AIM OF THE EXERCISE - Can you transcribe the data exactly? Leave the pictures out.
::::
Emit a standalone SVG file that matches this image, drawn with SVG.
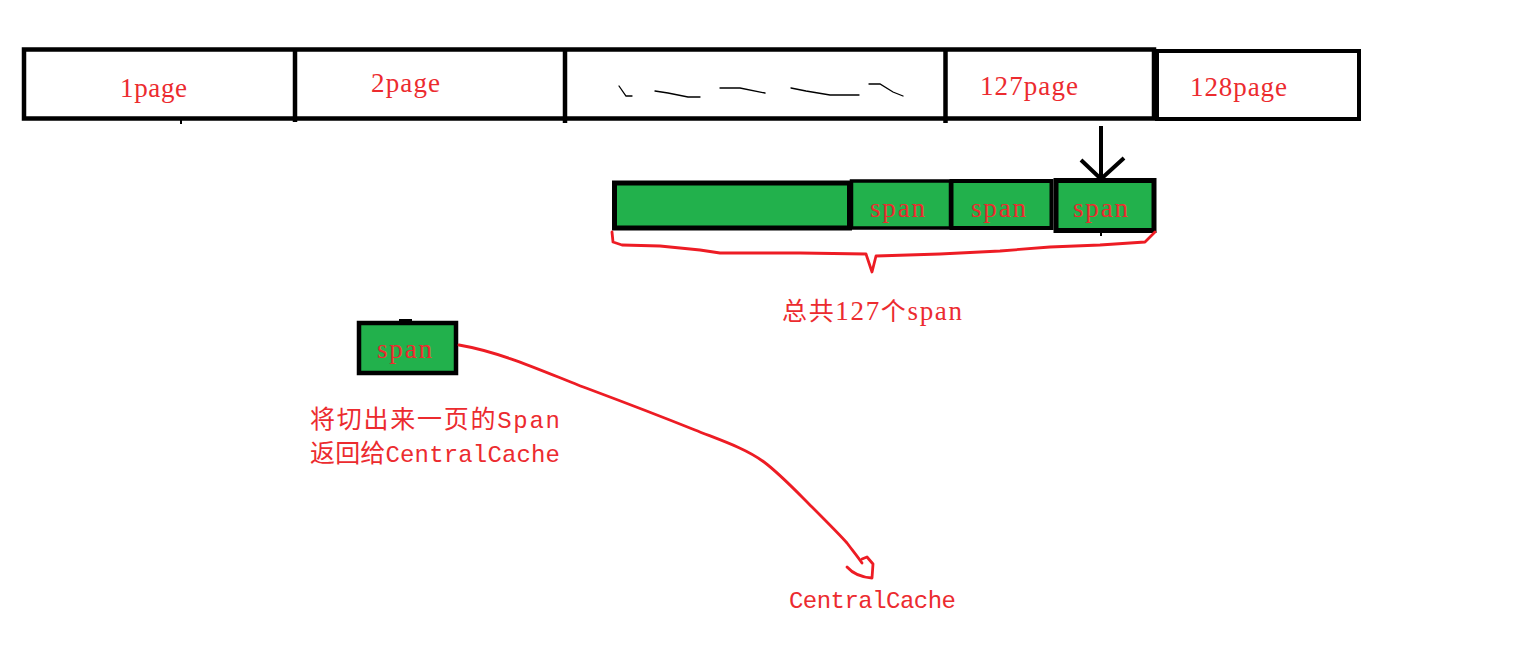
<svg xmlns="http://www.w3.org/2000/svg" width="1529" height="658" viewBox="0 0 1529 658">
<style>
.box{fill:none;stroke:#000;stroke-width:4.5}
.g{fill:#22b14c;stroke:#000}
.lbl{fill:#ec2b2f;font-family:"Liberation Serif",serif;font-size:27px}
.cn{fill:#ec2b2f;font-family:"Liberation Mono","Noto Sans CJK SC",monospace;font-size:24px}
.h{font-family:"Noto Sans CJK SC",sans-serif;font-size:25px}
.red{fill:none;stroke:#ed1c24;stroke-width:2.8;stroke-linejoin:round;stroke-linecap:round}
.sq{fill:none;stroke:#000;stroke-width:1.3;stroke-linecap:round}
</style>
<rect width="1529" height="658" fill="#fff"/>
<g id="pages">
  <rect class="box" x="24" y="49.5" width="1130" height="69"/>
  <line class="box" x1="295" y1="49" x2="295" y2="122"/>
  <line class="box" x1="565" y1="49" x2="565" y2="123"/>
  <line class="box" x1="945.5" y1="49" x2="945.5" y2="123"/>
  <line stroke="#000" stroke-width="2" x1="181" y1="119" x2="181" y2="124"/>
  <text class="lbl" x="120" y="97" textLength="67" lengthAdjust="spacing">1page</text>
  <text class="lbl" x="371" y="92" textLength="69" lengthAdjust="spacing">2page</text>
  <path class="sq" d="M619,86 L626,96 L632,96"/>
  <path class="sq" d="M655,91 L668,93 L688,97 L700,97"/>
  <path class="sq" d="M720,88 L740,88 L765,93"/>
  <path class="sq" d="M791,88 L806,91 L830,95 L859,95"/>
  <path class="sq" d="M869,84 L880,84 L893,92 L903,96"/>
  <text class="lbl" x="980" y="95" textLength="98" lengthAdjust="spacing">127page</text>
</g>
<g id="page128">
  <rect class="box" x="1157" y="51" width="202" height="68" style="stroke-width:4"/>
  <text class="lbl" x="1190" y="96" textLength="97" lengthAdjust="spacing">128page</text>
</g>
<g id="spans">
  <rect class="g" x="614.5" y="183" width="235" height="45" stroke-width="5"/>
  <rect class="g" x="851.5" y="181" width="99" height="47" stroke-width="3.5"/>
  <text class="lbl" x="870" y="217" textLength="55" lengthAdjust="spacing">span</text>
  <rect class="g" x="951.5" y="181" width="100" height="47" stroke-width="4"/>
  <text class="lbl" x="971" y="217" textLength="55" lengthAdjust="spacing">span</text>
  <rect class="g" x="1056" y="180.5" width="98" height="50" stroke-width="5"/>
  <text class="lbl" x="1073" y="217" textLength="55" lengthAdjust="spacing">span</text>
  <line stroke="#000" stroke-width="2" x1="1101" y1="233" x2="1101" y2="236"/>
</g>
<g id="brace">
  <path class="red" d="M612,232 L613,242 L622,245 L660,246 L700,250 L720,253 L800,253 L866,254 L872,272 L876,256 L940,254 L1000,251 L1050,247 L1100,245 L1145,242 L1155,232"/>
  <text class="cn" x="782" y="320" textLength="180" lengthAdjust="spacing"><tspan class="h">总共</tspan><tspan font-family="Liberation Serif, serif" font-size="27">127</tspan><tspan class="h">个</tspan><tspan font-family="Liberation Serif, serif" font-size="27">span</tspan></text>
</g>
<g id="span-out">
  <rect class="g" x="359" y="323" width="97" height="50" stroke-width="4.5"/>
  <rect x="399" y="319" width="13" height="3" fill="#000"/>
  <text class="lbl" x="377" y="358" textLength="55" lengthAdjust="spacing">span</text>
  <text class="cn" x="310" y="428" textLength="250" lengthAdjust="spacing"><tspan class="h">将切出来一页的</tspan>Span</text>
  <text class="cn" x="310" y="462" textLength="250" lengthAdjust="spacing"><tspan class="h">返回给</tspan>CentralCache</text>
</g>
<g id="connectors">
  <line stroke="#000" stroke-width="4" x1="1101" y1="126" x2="1101" y2="179"/>
  <path d="M1081,160 L1101,179 L1124,158" fill="none" stroke="#000" stroke-width="4"/>
  <path class="red" d="M459,345 C500,352 540,370 578,385 C610,397 640,408 695,430 C720,440 745,448 764,462 C780,474 795,490 812,507 C825,520 840,535 847,543 C853,551 858,557 862,563"/>
  <path class="red" d="M847,567 Q856,577 872,578 L873,564 L867,557 L862,559"/>
</g>
<g id="centralcache">
  <text class="cn" x="789" y="608" textLength="167" lengthAdjust="spacing">CentralCache</text>
</g>
</svg>
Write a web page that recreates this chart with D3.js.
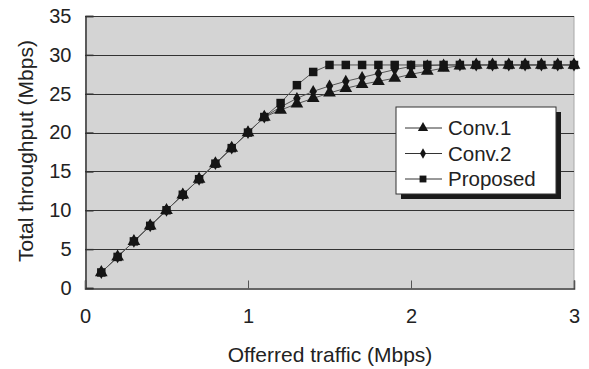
::::
EXPECTED ANSWER -
Emit a standalone SVG file that matches this image, drawn with SVG.
<svg xmlns="http://www.w3.org/2000/svg" width="1529" height="658" viewBox="0 0 1529 658">
<style>
.box{fill:none;stroke:#000;stroke-width:4.5}
.g{fill:#22b14c;stroke:#000}
.lbl{fill:#ec2b2f;font-family:"Liberation Serif",serif;font-size:27px}
.cn{fill:#ec2b2f;font-family:"Liberation Mono","Noto Sans CJK SC",monospace;font-size:24px}
.h{font-family:"Noto Sans CJK SC",sans-serif;font-size:25px}
.red{fill:none;stroke:#ed1c24;stroke-width:2.8;stroke-linejoin:round;stroke-linecap:round}
.sq{fill:none;stroke:#000;stroke-width:1.3;stroke-linecap:round}
</style>
<rect width="1529" height="658" fill="#fff"/>
<g id="pages">
  <rect class="box" x="24" y="49.5" width="1130" height="69"/>
  <line class="box" x1="295" y1="49" x2="295" y2="122"/>
  <line class="box" x1="565" y1="49" x2="565" y2="123"/>
  <line class="box" x1="945.5" y1="49" x2="945.5" y2="123"/>
  <line stroke="#000" stroke-width="2" x1="181" y1="119" x2="181" y2="124"/>
  <text class="lbl" x="120" y="97" textLength="67" lengthAdjust="spacing">1page</text>
  <text class="lbl" x="371" y="92" textLength="69" lengthAdjust="spacing">2page</text>
  <path class="sq" d="M619,86 L626,96 L632,96"/>
  <path class="sq" d="M655,91 L668,93 L688,97 L700,97"/>
  <path class="sq" d="M720,88 L740,88 L765,93"/>
  <path class="sq" d="M791,88 L806,91 L830,95 L859,95"/>
  <path class="sq" d="M869,84 L880,84 L893,92 L903,96"/>
  <text class="lbl" x="980" y="95" textLength="98" lengthAdjust="spacing">127page</text>
</g>
<g id="page128">
  <rect class="box" x="1157" y="51" width="202" height="68" style="stroke-width:4"/>
  <text class="lbl" x="1190" y="96" textLength="97" lengthAdjust="spacing">128page</text>
</g>
<g id="spans">
  <rect class="g" x="614.5" y="183" width="235" height="45" stroke-width="5"/>
  <rect class="g" x="851.5" y="181" width="99" height="47" stroke-width="3.5"/>
  <text class="lbl" x="870" y="217" textLength="55" lengthAdjust="spacing">span</text>
  <rect class="g" x="951.5" y="181" width="100" height="47" stroke-width="4"/>
  <text class="lbl" x="971" y="217" textLength="55" lengthAdjust="spacing">span</text>
  <rect class="g" x="1056" y="180.5" width="98" height="50" stroke-width="5"/>
  <text class="lbl" x="1073" y="217" textLength="55" lengthAdjust="spacing">span</text>
  <line stroke="#000" stroke-width="2" x1="1101" y1="233" x2="1101" y2="236"/>
</g>
<g id="brace">
  <path class="red" d="M612,232 L613,242 L622,245 L660,246 L700,250 L720,253 L800,253 L866,254 L872,272 L876,256 L940,254 L1000,251 L1050,247 L1100,245 L1145,242 L1155,232"/>
  <text class="cn" x="782" y="320" textLength="180" lengthAdjust="spacing"><tspan class="h">总共</tspan><tspan font-family="Liberation Serif, serif" font-size="27">127</tspan><tspan class="h">个</tspan><tspan font-family="Liberation Serif, serif" font-size="27">span</tspan></text>
</g>
<g id="span-out">
  <rect class="g" x="359" y="323" width="97" height="50" stroke-width="4.5"/>
  <rect x="399" y="319" width="13" height="3" fill="#000"/>
  <text class="lbl" x="377" y="358" textLength="55" lengthAdjust="spacing">span</text>
  <text class="cn" x="310" y="428" textLength="250" lengthAdjust="spacing"><tspan class="h">将切出来一页的</tspan>Span</text>
  <text class="cn" x="310" y="462" textLength="250" lengthAdjust="spacing"><tspan class="h">返回给</tspan>CentralCache</text>
</g>
<g id="connectors">
  <line stroke="#000" stroke-width="4" x1="1101" y1="126" x2="1101" y2="179"/>
  <path d="M1081,160 L1101,179 L1124,158" fill="none" stroke="#000" stroke-width="4"/>
  <path class="red" d="M459,345 C500,352 540,370 578,385 C610,397 640,408 695,430 C720,440 745,448 764,462 C780,474 795,490 812,507 C825,520 840,535 847,543 C853,551 858,557 862,563"/>
  <path class="red" d="M847,567 Q856,577 872,578 L873,564 L867,557 L862,559"/>
</g>
<g id="centralcache">
  <text class="cn" x="789" y="608" textLength="167" lengthAdjust="spacing">CentralCache</text>
</g>
</svg>
Write a web page that recreates this chart with D3.js.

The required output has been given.